Your objective
Give again, word for word, the lines below that run from the line with "Emit a Python" through the line with "y_ticks = [0, 500, 1000, 1500, 2000, 2500]". Drop the pictures.

Plotting code records
=====

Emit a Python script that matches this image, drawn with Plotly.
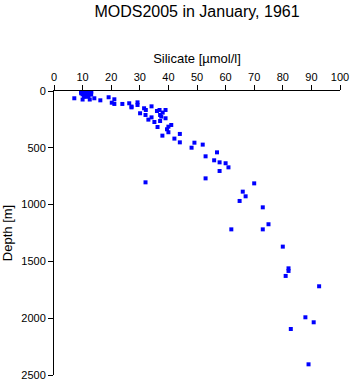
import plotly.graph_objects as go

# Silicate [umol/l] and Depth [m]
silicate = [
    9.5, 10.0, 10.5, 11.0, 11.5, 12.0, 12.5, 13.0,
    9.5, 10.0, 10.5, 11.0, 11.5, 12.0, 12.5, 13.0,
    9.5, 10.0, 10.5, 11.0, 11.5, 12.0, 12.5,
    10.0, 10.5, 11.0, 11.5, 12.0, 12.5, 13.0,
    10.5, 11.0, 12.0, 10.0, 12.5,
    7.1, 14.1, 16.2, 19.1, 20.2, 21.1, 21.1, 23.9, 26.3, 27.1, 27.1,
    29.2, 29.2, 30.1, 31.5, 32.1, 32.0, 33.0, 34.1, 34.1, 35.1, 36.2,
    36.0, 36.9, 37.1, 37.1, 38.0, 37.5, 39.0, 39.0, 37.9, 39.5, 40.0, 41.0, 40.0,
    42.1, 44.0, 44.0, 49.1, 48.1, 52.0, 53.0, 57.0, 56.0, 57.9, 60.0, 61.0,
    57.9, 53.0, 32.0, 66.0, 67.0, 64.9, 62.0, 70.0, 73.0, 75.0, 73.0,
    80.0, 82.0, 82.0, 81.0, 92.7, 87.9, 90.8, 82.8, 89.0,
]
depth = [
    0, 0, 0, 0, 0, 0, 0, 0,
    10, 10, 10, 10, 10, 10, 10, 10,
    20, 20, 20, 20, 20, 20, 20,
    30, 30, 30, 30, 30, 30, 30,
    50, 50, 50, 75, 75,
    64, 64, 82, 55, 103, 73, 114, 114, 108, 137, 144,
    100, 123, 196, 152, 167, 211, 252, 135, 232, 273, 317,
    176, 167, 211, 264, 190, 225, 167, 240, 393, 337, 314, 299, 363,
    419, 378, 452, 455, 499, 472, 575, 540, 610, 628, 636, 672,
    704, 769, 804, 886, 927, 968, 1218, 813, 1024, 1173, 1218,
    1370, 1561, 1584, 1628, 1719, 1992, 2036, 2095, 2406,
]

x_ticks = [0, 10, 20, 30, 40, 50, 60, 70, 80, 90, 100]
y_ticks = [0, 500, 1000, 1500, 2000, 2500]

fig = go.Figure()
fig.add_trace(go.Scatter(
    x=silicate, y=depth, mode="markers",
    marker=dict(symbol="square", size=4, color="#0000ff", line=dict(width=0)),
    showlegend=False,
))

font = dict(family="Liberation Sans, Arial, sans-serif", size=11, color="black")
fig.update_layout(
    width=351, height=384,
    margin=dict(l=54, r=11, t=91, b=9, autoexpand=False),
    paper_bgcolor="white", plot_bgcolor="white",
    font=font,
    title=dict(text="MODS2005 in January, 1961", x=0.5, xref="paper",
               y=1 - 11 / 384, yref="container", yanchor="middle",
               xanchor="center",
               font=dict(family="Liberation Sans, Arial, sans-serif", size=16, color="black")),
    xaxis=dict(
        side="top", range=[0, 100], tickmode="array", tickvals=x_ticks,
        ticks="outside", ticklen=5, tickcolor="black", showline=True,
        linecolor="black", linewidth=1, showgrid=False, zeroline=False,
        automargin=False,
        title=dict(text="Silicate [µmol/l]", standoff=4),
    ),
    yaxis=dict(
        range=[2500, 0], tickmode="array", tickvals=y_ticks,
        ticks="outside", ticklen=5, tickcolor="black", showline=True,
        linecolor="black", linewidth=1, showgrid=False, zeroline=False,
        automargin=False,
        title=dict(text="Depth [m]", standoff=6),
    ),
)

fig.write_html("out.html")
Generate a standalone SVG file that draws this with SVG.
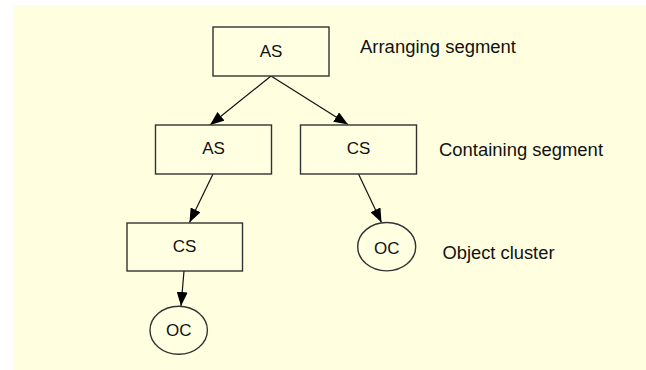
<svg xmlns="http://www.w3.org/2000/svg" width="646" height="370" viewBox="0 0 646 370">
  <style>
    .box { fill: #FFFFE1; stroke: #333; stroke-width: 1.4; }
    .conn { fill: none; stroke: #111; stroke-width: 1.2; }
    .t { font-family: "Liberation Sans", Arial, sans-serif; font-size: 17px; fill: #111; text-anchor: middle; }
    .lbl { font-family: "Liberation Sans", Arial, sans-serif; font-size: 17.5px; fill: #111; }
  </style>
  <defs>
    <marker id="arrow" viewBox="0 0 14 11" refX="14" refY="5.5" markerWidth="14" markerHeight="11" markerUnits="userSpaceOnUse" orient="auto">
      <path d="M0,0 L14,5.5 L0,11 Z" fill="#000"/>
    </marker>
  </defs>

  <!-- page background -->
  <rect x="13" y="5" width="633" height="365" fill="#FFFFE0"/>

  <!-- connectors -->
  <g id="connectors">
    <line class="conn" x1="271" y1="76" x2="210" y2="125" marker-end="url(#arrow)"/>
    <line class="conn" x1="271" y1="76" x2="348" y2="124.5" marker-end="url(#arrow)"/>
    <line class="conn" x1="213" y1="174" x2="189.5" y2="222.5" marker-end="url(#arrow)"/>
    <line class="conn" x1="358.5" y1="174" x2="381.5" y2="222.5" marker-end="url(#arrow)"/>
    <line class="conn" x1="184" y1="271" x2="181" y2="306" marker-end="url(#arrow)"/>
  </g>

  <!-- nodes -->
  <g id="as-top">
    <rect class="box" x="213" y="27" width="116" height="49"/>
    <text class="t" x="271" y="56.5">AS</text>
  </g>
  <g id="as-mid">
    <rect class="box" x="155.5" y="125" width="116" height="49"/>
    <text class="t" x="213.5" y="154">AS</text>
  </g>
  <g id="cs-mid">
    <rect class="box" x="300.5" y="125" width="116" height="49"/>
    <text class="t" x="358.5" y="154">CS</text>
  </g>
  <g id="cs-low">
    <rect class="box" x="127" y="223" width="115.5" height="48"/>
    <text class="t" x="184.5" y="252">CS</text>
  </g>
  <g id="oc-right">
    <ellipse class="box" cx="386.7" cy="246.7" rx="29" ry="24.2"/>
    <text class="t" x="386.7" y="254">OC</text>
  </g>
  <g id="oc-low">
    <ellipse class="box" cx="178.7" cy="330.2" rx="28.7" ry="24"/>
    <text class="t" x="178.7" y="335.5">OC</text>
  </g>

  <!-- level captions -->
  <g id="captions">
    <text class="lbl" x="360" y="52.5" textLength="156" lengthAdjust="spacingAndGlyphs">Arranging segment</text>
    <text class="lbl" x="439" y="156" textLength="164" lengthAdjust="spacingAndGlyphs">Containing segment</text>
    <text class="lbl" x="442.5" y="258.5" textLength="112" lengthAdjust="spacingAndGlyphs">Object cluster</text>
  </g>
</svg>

=====

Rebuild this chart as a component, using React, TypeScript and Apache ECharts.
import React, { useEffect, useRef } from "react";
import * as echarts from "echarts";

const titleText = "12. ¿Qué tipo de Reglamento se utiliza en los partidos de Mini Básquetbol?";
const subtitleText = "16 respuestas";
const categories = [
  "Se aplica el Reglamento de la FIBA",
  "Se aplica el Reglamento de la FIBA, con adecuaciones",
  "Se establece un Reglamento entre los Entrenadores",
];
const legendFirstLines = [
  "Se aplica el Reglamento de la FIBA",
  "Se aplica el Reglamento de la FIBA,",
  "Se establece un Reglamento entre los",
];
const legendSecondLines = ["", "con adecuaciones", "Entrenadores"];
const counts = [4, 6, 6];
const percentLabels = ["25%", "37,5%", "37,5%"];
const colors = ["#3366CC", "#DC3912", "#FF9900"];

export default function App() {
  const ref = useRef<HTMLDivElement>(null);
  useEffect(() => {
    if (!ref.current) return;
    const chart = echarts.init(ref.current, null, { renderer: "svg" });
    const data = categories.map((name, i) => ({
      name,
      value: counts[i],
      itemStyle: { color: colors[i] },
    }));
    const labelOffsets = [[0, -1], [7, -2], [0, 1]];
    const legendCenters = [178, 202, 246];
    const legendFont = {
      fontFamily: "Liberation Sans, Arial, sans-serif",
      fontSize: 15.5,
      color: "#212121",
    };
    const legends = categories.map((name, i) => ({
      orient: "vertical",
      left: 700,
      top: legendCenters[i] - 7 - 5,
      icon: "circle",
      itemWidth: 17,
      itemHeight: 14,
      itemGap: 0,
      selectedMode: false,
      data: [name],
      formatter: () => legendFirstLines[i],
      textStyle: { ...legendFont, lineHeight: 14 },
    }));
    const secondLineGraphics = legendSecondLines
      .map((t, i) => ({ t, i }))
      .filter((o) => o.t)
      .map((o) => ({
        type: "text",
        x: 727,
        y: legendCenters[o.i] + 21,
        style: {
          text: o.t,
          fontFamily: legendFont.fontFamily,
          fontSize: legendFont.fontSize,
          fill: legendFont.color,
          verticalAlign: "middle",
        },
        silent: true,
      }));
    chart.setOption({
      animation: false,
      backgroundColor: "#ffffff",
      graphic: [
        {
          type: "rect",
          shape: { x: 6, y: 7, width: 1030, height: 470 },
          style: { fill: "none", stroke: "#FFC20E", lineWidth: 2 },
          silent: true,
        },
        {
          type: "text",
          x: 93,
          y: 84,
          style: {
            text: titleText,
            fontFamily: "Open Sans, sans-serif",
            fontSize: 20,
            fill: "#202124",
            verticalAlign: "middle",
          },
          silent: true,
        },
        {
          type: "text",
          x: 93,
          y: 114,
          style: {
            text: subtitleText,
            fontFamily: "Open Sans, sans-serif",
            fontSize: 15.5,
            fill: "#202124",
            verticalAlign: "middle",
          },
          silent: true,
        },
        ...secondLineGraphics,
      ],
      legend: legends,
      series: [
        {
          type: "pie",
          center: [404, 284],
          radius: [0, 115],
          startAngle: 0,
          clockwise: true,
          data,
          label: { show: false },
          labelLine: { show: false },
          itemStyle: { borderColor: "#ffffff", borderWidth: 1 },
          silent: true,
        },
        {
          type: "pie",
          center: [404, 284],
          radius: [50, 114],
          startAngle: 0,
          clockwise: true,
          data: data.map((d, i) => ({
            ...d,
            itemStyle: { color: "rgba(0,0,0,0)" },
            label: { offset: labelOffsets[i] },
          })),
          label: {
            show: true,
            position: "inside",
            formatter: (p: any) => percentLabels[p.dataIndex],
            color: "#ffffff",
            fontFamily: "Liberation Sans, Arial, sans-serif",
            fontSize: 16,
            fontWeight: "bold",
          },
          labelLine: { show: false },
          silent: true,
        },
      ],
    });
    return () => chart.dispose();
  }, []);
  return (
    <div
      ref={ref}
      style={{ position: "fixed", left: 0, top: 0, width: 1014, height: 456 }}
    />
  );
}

=====

Problem solution
Emit a Python script that matches this image, drawn with Plotly.
import plotly.graph_objects as go

# Silicate [umol/l] and Depth [m]
silicate = [
    9.5, 10.0, 10.5, 11.0, 11.5, 12.0, 12.5, 13.0,
    9.5, 10.0, 10.5, 11.0, 11.5, 12.0, 12.5, 13.0,
    9.5, 10.0, 10.5, 11.0, 11.5, 12.0, 12.5,
    10.0, 10.5, 11.0, 11.5, 12.0, 12.5, 13.0,
    10.5, 11.0, 12.0, 10.0, 12.5,
    7.1, 14.1, 16.2, 19.1, 20.2, 21.1, 21.1, 23.9, 26.3, 27.1, 27.1,
    29.2, 29.2, 30.1, 31.5, 32.1, 32.0, 33.0, 34.1, 34.1, 35.1, 36.2,
    36.0, 36.9, 37.1, 37.1, 38.0, 37.5, 39.0, 39.0, 37.9, 39.5, 40.0, 41.0, 40.0,
    42.1, 44.0, 44.0, 49.1, 48.1, 52.0, 53.0, 57.0, 56.0, 57.9, 60.0, 61.0,
    57.9, 53.0, 32.0, 66.0, 67.0, 64.9, 62.0, 70.0, 73.0, 75.0, 73.0,
    80.0, 82.0, 82.0, 81.0, 92.7, 87.9, 90.8, 82.8, 89.0,
]
depth = [
    0, 0, 0, 0, 0, 0, 0, 0,
    10, 10, 10, 10, 10, 10, 10, 10,
    20, 20, 20, 20, 20, 20, 20,
    30, 30, 30, 30, 30, 30, 30,
    50, 50, 50, 75, 75,
    64, 64, 82, 55, 103, 73, 114, 114, 108, 137, 144,
    100, 123, 196, 152, 167, 211, 252, 135, 232, 273, 317,
    176, 167, 211, 264, 190, 225, 167, 240, 393, 337, 314, 299, 363,
    419, 378, 452, 455, 499, 472, 575, 540, 610, 628, 636, 672,
    704, 769, 804, 886, 927, 968, 1218, 813, 1024, 1173, 1218,
    1370, 1561, 1584, 1628, 1719, 1992, 2036, 2095, 2406,
]

x_ticks = [0, 10, 20, 30, 40, 50, 60, 70, 80, 90, 100]
y_ticks = [0, 500, 1000, 1500, 2000, 2500]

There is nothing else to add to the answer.